======== Recorded information

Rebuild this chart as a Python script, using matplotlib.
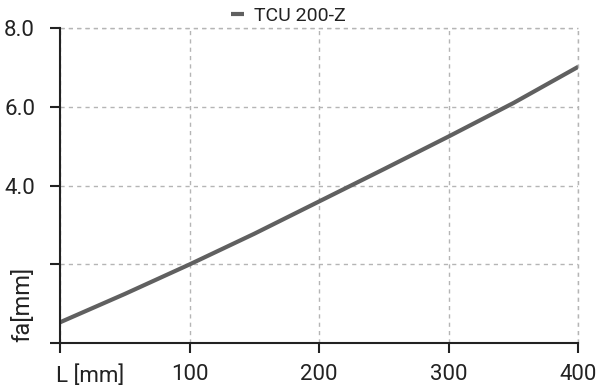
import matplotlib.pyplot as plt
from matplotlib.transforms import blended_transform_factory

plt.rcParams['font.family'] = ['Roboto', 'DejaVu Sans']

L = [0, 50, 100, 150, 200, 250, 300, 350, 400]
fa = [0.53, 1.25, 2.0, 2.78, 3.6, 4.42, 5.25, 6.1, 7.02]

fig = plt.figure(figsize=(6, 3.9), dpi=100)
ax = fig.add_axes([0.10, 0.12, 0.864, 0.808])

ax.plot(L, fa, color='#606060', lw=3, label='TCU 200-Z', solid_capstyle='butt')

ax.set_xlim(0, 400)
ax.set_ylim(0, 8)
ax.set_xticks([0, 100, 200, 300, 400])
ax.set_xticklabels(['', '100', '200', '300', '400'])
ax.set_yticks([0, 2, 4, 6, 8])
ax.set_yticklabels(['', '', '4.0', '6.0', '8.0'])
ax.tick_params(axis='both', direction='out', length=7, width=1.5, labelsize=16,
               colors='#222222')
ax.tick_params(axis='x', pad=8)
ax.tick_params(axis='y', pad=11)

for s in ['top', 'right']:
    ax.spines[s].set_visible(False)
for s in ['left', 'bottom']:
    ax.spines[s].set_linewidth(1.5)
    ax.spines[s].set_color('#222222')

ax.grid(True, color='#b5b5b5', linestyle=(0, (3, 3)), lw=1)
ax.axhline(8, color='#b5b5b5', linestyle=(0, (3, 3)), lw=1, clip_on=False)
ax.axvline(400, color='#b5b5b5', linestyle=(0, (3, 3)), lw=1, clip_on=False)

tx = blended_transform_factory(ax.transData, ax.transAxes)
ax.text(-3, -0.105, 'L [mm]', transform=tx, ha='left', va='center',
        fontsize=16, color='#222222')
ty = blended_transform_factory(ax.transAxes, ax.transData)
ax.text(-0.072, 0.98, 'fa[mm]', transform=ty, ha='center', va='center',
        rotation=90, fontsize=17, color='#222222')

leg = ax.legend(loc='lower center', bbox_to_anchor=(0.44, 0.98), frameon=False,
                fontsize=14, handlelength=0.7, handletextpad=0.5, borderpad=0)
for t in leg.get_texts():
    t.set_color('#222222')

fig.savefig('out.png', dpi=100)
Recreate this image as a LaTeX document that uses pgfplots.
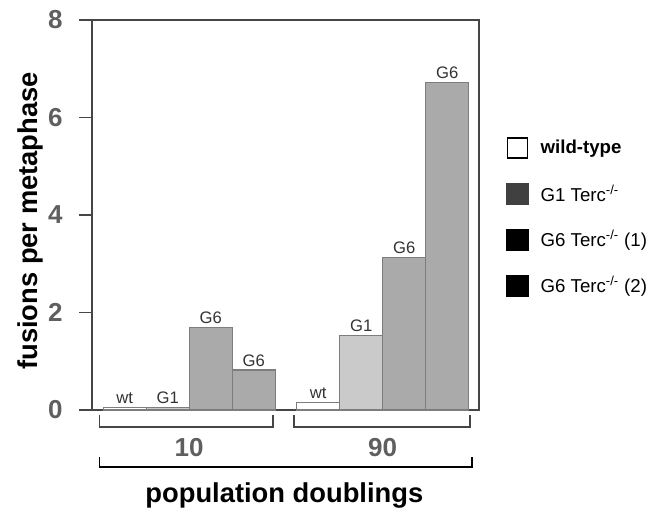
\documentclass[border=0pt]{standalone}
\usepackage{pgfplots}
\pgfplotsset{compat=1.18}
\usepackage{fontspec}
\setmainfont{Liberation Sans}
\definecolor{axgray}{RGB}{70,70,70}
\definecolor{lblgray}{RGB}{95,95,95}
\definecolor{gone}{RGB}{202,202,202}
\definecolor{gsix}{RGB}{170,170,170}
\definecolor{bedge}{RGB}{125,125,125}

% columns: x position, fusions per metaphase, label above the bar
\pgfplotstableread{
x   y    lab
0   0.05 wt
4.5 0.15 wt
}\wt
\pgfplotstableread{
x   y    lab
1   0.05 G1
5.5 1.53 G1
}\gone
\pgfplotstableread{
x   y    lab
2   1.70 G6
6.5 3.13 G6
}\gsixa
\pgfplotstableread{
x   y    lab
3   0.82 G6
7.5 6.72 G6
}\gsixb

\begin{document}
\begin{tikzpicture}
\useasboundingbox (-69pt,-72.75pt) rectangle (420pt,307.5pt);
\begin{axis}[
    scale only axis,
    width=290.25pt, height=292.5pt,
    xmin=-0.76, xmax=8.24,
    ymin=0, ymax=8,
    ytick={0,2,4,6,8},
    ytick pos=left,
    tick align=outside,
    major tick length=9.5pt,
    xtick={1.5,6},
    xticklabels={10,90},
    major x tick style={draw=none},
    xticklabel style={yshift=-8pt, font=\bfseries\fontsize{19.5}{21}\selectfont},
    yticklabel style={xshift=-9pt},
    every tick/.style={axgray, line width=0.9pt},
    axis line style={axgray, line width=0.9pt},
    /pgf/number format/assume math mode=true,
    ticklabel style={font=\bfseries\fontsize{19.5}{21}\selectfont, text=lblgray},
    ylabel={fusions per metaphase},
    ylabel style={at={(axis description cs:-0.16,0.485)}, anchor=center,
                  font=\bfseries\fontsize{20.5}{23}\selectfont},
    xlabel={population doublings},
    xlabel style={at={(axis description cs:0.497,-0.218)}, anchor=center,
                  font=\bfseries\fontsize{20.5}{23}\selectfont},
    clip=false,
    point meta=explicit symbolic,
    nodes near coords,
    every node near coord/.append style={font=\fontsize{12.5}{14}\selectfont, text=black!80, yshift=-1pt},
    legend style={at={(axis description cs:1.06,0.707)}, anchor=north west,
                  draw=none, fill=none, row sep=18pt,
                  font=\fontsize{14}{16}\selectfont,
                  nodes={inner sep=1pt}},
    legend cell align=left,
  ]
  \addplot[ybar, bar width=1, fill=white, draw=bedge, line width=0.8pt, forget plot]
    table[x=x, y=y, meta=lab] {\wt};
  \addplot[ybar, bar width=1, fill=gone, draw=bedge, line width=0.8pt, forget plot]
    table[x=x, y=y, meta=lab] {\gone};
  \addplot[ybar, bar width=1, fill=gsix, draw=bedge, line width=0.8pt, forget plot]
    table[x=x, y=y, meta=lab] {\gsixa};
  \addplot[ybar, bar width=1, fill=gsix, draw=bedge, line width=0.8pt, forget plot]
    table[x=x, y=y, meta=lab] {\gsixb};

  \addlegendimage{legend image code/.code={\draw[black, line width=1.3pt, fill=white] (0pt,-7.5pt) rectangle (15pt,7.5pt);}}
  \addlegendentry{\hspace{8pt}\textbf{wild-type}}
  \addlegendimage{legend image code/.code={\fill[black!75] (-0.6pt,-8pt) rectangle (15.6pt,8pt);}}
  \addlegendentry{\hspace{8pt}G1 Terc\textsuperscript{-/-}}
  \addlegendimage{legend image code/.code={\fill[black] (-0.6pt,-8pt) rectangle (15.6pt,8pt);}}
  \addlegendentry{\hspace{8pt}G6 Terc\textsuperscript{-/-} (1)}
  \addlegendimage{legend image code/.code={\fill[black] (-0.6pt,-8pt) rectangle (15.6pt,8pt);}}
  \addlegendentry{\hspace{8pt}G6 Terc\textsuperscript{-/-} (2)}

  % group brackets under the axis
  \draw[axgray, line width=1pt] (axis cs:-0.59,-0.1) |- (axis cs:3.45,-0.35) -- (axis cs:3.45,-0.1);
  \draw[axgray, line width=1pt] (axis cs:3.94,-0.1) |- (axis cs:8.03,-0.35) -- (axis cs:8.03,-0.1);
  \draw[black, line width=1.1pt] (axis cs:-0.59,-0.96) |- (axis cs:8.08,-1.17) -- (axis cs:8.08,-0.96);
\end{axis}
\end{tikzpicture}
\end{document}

================

> Problem requirements
Identify the lines of the entries containing the string "matplotlib". Copy each such line.

> Finished exercise
Rebuild this chart as a Python script, using matplotlib.
import matplotlib.pyplot as plt
from matplotlib.transforms import blended_transform_factory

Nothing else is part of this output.